Recorded data:
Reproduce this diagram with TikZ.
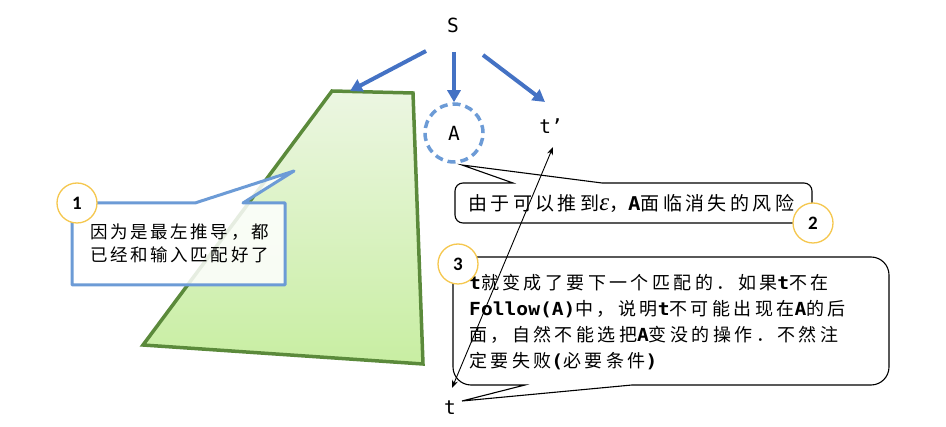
\documentclass[tikz,border=0pt]{standalone}
\usepackage{fontspec}
\usetikzlibrary{arrows.meta}
\newfontfamily\cjkA{Noto Sans CJK SC}[LetterSpace=19]
\newfontfamily\cjkB{Noto Sans CJK SC}[LetterSpace=18]
\newfontfamily\cjkC{Noto Sans CJK SC}[LetterSpace=15]
\newfontfamily\monof{DejaVu Sans Mono}
\newfontfamily\monow{DejaVu Sans Mono}[FakeStretch=1.09]
\newfontfamily\numf{Carlito}
\newfontfamily\grk{Liberation Serif}
\newcommand{\mtx}[1]{{\monow\bfseries #1}}
\definecolor{arrowblue}{HTML}{4472C4}
\definecolor{lightblue}{HTML}{6C9BD6}
\definecolor{trapgreen}{HTML}{5B8A3B}
\definecolor{traptop}{HTML}{ECF6E2}
\definecolor{trapbot}{HTML}{C8EEA2}
\definecolor{gold}{HTML}{F5C74E}
\begin{document}
\begin{tikzpicture}[x=1pt,y=-1pt,
  lbl/.style={font=\monof\fontsize{19.5pt}{19.5pt}\selectfont, inner sep=0pt},
  bluearrow/.style={draw=arrowblue, line width=4pt, -{Triangle[length=12pt,width=13pt]}},
  numcirc/.style={circle, draw=gold, line width=1.3pt, fill=white, minimum size=40pt, inner sep=0pt, font=\numf\bfseries\fontsize{19pt}{19pt}\selectfont},
  dashcirc/.style={circle, draw=lightblue, line width=3.5pt, dash pattern=on 8pt off 5pt, minimum size=58pt, inner sep=0pt},
  calloutthin/.style={draw=black, line width=1.1pt, fill=white},
  txtA/.style={anchor=base west, inner sep=0pt, font=\cjkA\fontsize{18pt}{18pt}\selectfont},
  txtB/.style={anchor=base west, inner sep=0pt, font=\cjkB\fontsize{19pt}{19pt}\selectfont},
  txtC/.style={anchor=base west, inner sep=0pt, font=\cjkC\fontsize{17.5pt}{17.5pt}\selectfont},
  dblarrow/.style={draw=black, line width=0.9pt, {Stealth[length=8pt,width=6pt]}-{Stealth[length=8pt,width=6pt]}}
]
\useasboundingbox (0,0) rectangle (946,427);
% trapezoid
\shade[top color=traptop, bottom color=trapbot] (332,91) -- (413,93) -- (423,364) -- (143,345) -- cycle;
\draw[trapgreen, line width=3.5pt] (332,91) -- (413,93) -- (423,364) -- (143,345) -- cycle;
\coordinate (trapTop) at (350,91);
% top nodes
\node[lbl] (S) at (453,25) {S};
\node[dashcirc, font=\monof\fontsize{19.5pt}{19.5pt}\selectfont] (A) at (454,133) {A};
\node[lbl] (tp) at (551,126) {t’};
\node[lbl] (t) at (450,408) {t};
\draw[bluearrow] ([shift={(-27,26)}]S.center) -- (trapTop);
\draw[bluearrow] ([shift={(1,27)}]S.center) -- (A.north);
\draw[bluearrow] ([shift={(30,30)}]S.center) -- ([shift={(-6,-24)}]tp.center);
% callout 1
\path[fill=white, fill opacity=0.85, draw=lightblue, draw opacity=1, line width=3pt, line join=round]
  (72,203) -- (195,203) -- (294,171) -- (243,203) -- (285,203) -- (285,285) -- (72,285) -- cycle;
\node[txtC] (c1a) at (90,238.5) {因为是最左推导，都};
\node[txtC] (c1b) at (90,261.5) {已经和输入匹配好了};
\node[numcirc] (n1) at (77,203) {1};
% callout 2
\draw[calloutthin] (463,183) -- (513,183) -- (462,165) -- (602,183) -- (804,183) arc (270:360:8)
  -- (812,215) arc (0:90:8) -- (463,223) arc (90:180:8) -- (455,191) arc (180:270:8) -- cycle;
\node[txtB] (c2) at (468,211) {由于可以推到{\grk\itshape\fontsize{25pt}{25pt}\selectfont ε}，\mtx{A}面临消失的风险};
\node[numcirc] (n2) at (813,223) {2};
% callout 3
\draw[calloutthin] (632,385) -- (462,401) -- (525,385) -- (471,385) arc (90:180:18)
  -- (453,275) arc (180:270:18) -- (871,257) arc (270:360:18) -- (889,367) arc (0:90:18) -- cycle;
\node[txtA] (c3a) at (469,290) {\mtx{t}就变成了要下一个匹配的．如果\mtx{t}不在};
\node[txtA] (c3b) at (469,316) {\mtx{Follow(A)}中，说明\mtx{t}不可能出现在\mtx{A}的后};
\node[txtA] (c3c) at (469,342) {面，自然不能选把\mtx{A}变没的操作．不然注};
\node[txtA] (c3d) at (469,368) {定要失败\mtx{(}必要条件\mtx{)}};
\node[numcirc] (n3) at (458,264) {3};
% t <-> t'
\draw[dblarrow] ([shift={(2,-20)}]t.center) -- ([shift={(2,21)}]tp.center);
\end{tikzpicture}
\end{document}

What is required:
Repeat the data in full and exactly. Omit pictures.

Exercise output:
Reproduce this diagram with TikZ.
\documentclass[tikz,border=0pt]{standalone}
\usepackage{fontspec}
\usetikzlibrary{arrows.meta}
\newfontfamily\cjkA{Noto Sans CJK SC}[LetterSpace=19]
\newfontfamily\cjkB{Noto Sans CJK SC}[LetterSpace=18]
\newfontfamily\cjkC{Noto Sans CJK SC}[LetterSpace=15]
\newfontfamily\monof{DejaVu Sans Mono}
\newfontfamily\monow{DejaVu Sans Mono}[FakeStretch=1.09]
\newfontfamily\numf{Carlito}
\newfontfamily\grk{Liberation Serif}
\newcommand{\mtx}[1]{{\monow\bfseries #1}}
\definecolor{arrowblue}{HTML}{4472C4}
\definecolor{lightblue}{HTML}{6C9BD6}
\definecolor{trapgreen}{HTML}{5B8A3B}
\definecolor{traptop}{HTML}{ECF6E2}
\definecolor{trapbot}{HTML}{C8EEA2}
\definecolor{gold}{HTML}{F5C74E}
\begin{document}
\begin{tikzpicture}[x=1pt,y=-1pt,
  lbl/.style={font=\monof\fontsize{19.5pt}{19.5pt}\selectfont, inner sep=0pt},
  bluearrow/.style={draw=arrowblue, line width=4pt, -{Triangle[length=12pt,width=13pt]}},
  numcirc/.style={circle, draw=gold, line width=1.3pt, fill=white, minimum size=40pt, inner sep=0pt, font=\numf\bfseries\fontsize{19pt}{19pt}\selectfont},
  dashcirc/.style={circle, draw=lightblue, line width=3.5pt, dash pattern=on 8pt off 5pt, minimum size=58pt, inner sep=0pt},
  calloutthin/.style={draw=black, line width=1.1pt, fill=white},
  txtA/.style={anchor=base west, inner sep=0pt, font=\cjkA\fontsize{18pt}{18pt}\selectfont},
  txtB/.style={anchor=base west, inner sep=0pt, font=\cjkB\fontsize{19pt}{19pt}\selectfont},
  txtC/.style={anchor=base west, inner sep=0pt, font=\cjkC\fontsize{17.5pt}{17.5pt}\selectfont},
  dblarrow/.style={draw=black, line width=0.9pt, {Stealth[length=8pt,width=6pt]}-{Stealth[length=8pt,width=6pt]}}
]
\useasboundingbox (0,0) rectangle (946,427);
% trapezoid
\shade[top color=traptop, bottom color=trapbot] (332,91) -- (413,93) -- (423,364) -- (143,345) -- cycle;
\draw[trapgreen, line width=3.5pt] (332,91) -- (413,93) -- (423,364) -- (143,345) -- cycle;
\coordinate (trapTop) at (350,91);
% top nodes
\node[lbl] (S) at (453,25) {S};
\node[dashcirc, font=\monof\fontsize{19.5pt}{19.5pt}\selectfont] (A) at (454,133) {A};
\node[lbl] (tp) at (551,126) {t’};
\node[lbl] (t) at (450,408) {t};
\draw[bluearrow] ([shift={(-27,26)}]S.center) -- (trapTop);
\draw[bluearrow] ([shift={(1,27)}]S.center) -- (A.north);
\draw[bluearrow] ([shift={(30,30)}]S.center) -- ([shift={(-6,-24)}]tp.center);
% callout 1
\path[fill=white, fill opacity=0.85, draw=lightblue, draw opacity=1, line width=3pt, line join=round]
  (72,203) -- (195,203) -- (294,171) -- (243,203) -- (285,203) -- (285,285) -- (72,285) -- cycle;
\node[txtC] (c1a) at (90,238.5) {因为是最左推导，都};
\node[txtC] (c1b) at (90,261.5) {已经和输入匹配好了};
\node[numcirc] (n1) at (77,203) {1};
% callout 2
\draw[calloutthin] (463,183) -- (513,183) -- (462,165) -- (602,183) -- (804,183) arc (270:360:8)
  -- (812,215) arc (0:90:8) -- (463,223) arc (90:180:8) -- (455,191) arc (180:270:8) -- cycle;
\node[txtB] (c2) at (468,211) {由于可以推到{\grk\itshape\fontsize{25pt}{25pt}\selectfont ε}，\mtx{A}面临消失的风险};
\node[numcirc] (n2) at (813,223) {2};
% callout 3
\draw[calloutthin] (632,385) -- (462,401) -- (525,385) -- (471,385) arc (90:180:18)
  -- (453,275) arc (180:270:18) -- (871,257) arc (270:360:18) -- (889,367) arc (0:90:18) -- cycle;
\node[txtA] (c3a) at (469,290) {\mtx{t}就变成了要下一个匹配的．如果\mtx{t}不在};
\node[txtA] (c3b) at (469,316) {\mtx{Follow(A)}中，说明\mtx{t}不可能出现在\mtx{A}的后};
\node[txtA] (c3c) at (469,342) {面，自然不能选把\mtx{A}变没的操作．不然注};
\node[txtA] (c3d) at (469,368) {定要失败\mtx{(}必要条件\mtx{)}};
\node[numcirc] (n3) at (458,264) {3};
% t <-> t'
\draw[dblarrow] ([shift={(2,-20)}]t.center) -- ([shift={(2,21)}]tp.center);
\end{tikzpicture}
\end{document}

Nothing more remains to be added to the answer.